[Part of a data file]
* BEGIN *
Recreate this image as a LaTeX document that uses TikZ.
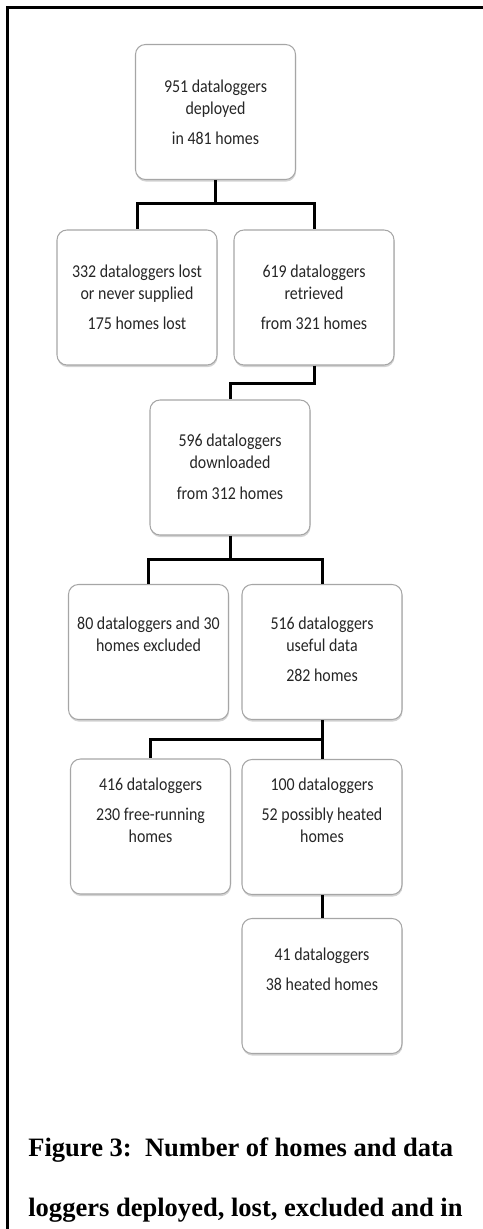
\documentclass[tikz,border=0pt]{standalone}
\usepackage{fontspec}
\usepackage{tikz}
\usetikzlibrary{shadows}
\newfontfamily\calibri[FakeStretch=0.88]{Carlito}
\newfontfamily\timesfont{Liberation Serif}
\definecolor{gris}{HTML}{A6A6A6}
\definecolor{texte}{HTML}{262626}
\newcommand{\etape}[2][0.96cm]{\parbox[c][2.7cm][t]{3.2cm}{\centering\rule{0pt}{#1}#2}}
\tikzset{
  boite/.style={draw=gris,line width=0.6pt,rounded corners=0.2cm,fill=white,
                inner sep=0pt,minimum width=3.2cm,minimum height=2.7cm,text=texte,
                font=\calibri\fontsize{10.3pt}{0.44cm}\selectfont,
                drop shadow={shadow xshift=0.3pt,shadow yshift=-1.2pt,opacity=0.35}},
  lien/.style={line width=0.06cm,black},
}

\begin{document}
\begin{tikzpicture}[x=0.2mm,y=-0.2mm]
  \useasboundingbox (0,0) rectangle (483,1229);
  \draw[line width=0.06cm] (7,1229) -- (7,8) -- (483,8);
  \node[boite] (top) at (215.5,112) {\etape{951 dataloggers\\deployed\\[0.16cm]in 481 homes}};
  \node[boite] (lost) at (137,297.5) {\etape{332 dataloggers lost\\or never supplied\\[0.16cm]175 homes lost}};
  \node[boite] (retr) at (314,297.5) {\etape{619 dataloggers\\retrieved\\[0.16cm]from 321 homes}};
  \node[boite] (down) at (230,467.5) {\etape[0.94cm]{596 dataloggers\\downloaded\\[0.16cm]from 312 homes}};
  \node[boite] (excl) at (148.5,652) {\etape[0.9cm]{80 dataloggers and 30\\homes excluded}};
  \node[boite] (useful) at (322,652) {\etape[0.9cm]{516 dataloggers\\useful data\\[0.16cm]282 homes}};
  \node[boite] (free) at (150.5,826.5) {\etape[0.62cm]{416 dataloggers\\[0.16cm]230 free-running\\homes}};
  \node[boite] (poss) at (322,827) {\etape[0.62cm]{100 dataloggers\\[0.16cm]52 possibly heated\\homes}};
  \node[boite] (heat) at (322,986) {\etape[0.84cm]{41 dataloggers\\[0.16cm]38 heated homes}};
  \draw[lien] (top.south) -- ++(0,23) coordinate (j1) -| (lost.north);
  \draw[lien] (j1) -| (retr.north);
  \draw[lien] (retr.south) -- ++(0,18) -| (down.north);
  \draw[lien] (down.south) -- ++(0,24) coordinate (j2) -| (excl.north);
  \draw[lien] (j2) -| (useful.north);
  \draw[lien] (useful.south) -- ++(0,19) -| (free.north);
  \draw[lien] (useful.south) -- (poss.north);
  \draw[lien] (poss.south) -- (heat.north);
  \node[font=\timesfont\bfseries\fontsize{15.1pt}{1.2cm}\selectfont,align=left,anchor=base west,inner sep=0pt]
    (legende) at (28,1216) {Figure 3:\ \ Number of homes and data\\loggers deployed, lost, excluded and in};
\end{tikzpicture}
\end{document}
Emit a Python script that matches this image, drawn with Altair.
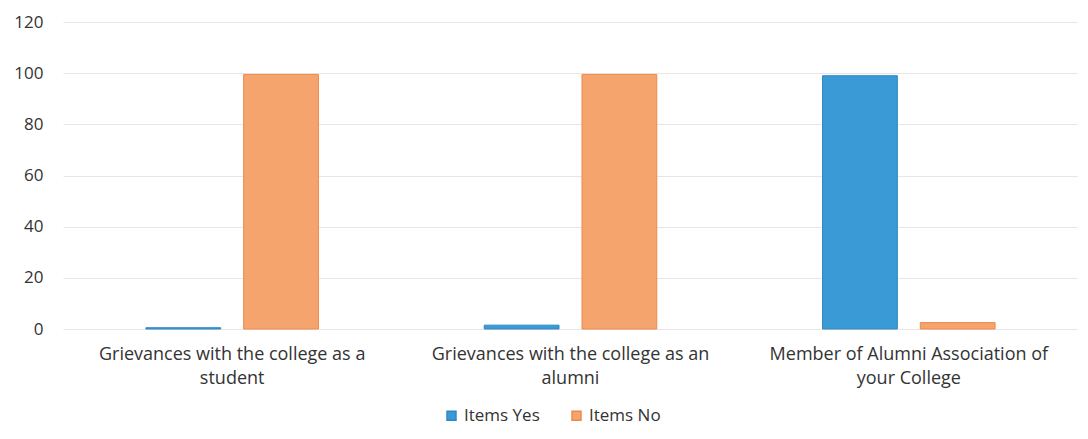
* END *
## [What is asked]
Every line of the data above should be quoted exactly. Omit the pictures.

## [Response]
Recreate this image as a LaTeX document that uses TikZ.
\documentclass[tikz,border=0pt]{standalone}
\usepackage{fontspec}
\usepackage{tikz}
\usetikzlibrary{shadows}
\newfontfamily\calibri[FakeStretch=0.88]{Carlito}
\newfontfamily\timesfont{Liberation Serif}
\definecolor{gris}{HTML}{A6A6A6}
\definecolor{texte}{HTML}{262626}
\newcommand{\etape}[2][0.96cm]{\parbox[c][2.7cm][t]{3.2cm}{\centering\rule{0pt}{#1}#2}}
\tikzset{
  boite/.style={draw=gris,line width=0.6pt,rounded corners=0.2cm,fill=white,
                inner sep=0pt,minimum width=3.2cm,minimum height=2.7cm,text=texte,
                font=\calibri\fontsize{10.3pt}{0.44cm}\selectfont,
                drop shadow={shadow xshift=0.3pt,shadow yshift=-1.2pt,opacity=0.35}},
  lien/.style={line width=0.06cm,black},
}

\begin{document}
\begin{tikzpicture}[x=0.2mm,y=-0.2mm]
  \useasboundingbox (0,0) rectangle (483,1229);
  \draw[line width=0.06cm] (7,1229) -- (7,8) -- (483,8);
  \node[boite] (top) at (215.5,112) {\etape{951 dataloggers\\deployed\\[0.16cm]in 481 homes}};
  \node[boite] (lost) at (137,297.5) {\etape{332 dataloggers lost\\or never supplied\\[0.16cm]175 homes lost}};
  \node[boite] (retr) at (314,297.5) {\etape{619 dataloggers\\retrieved\\[0.16cm]from 321 homes}};
  \node[boite] (down) at (230,467.5) {\etape[0.94cm]{596 dataloggers\\downloaded\\[0.16cm]from 312 homes}};
  \node[boite] (excl) at (148.5,652) {\etape[0.9cm]{80 dataloggers and 30\\homes excluded}};
  \node[boite] (useful) at (322,652) {\etape[0.9cm]{516 dataloggers\\useful data\\[0.16cm]282 homes}};
  \node[boite] (free) at (150.5,826.5) {\etape[0.62cm]{416 dataloggers\\[0.16cm]230 free-running\\homes}};
  \node[boite] (poss) at (322,827) {\etape[0.62cm]{100 dataloggers\\[0.16cm]52 possibly heated\\homes}};
  \node[boite] (heat) at (322,986) {\etape[0.84cm]{41 dataloggers\\[0.16cm]38 heated homes}};
  \draw[lien] (top.south) -- ++(0,23) coordinate (j1) -| (lost.north);
  \draw[lien] (j1) -| (retr.north);
  \draw[lien] (retr.south) -- ++(0,18) -| (down.north);
  \draw[lien] (down.south) -- ++(0,24) coordinate (j2) -| (excl.north);
  \draw[lien] (j2) -| (useful.north);
  \draw[lien] (useful.south) -- ++(0,19) -| (free.north);
  \draw[lien] (useful.south) -- (poss.north);
  \draw[lien] (poss.south) -- (heat.north);
  \node[font=\timesfont\bfseries\fontsize{15.1pt}{1.2cm}\selectfont,align=left,anchor=base west,inner sep=0pt]
    (legende) at (28,1216) {Figure 3:\ \ Number of homes and data\\loggers deployed, lost, excluded and in};
\end{tikzpicture}
\end{document}
Emit a Python script that matches this image, drawn with Altair.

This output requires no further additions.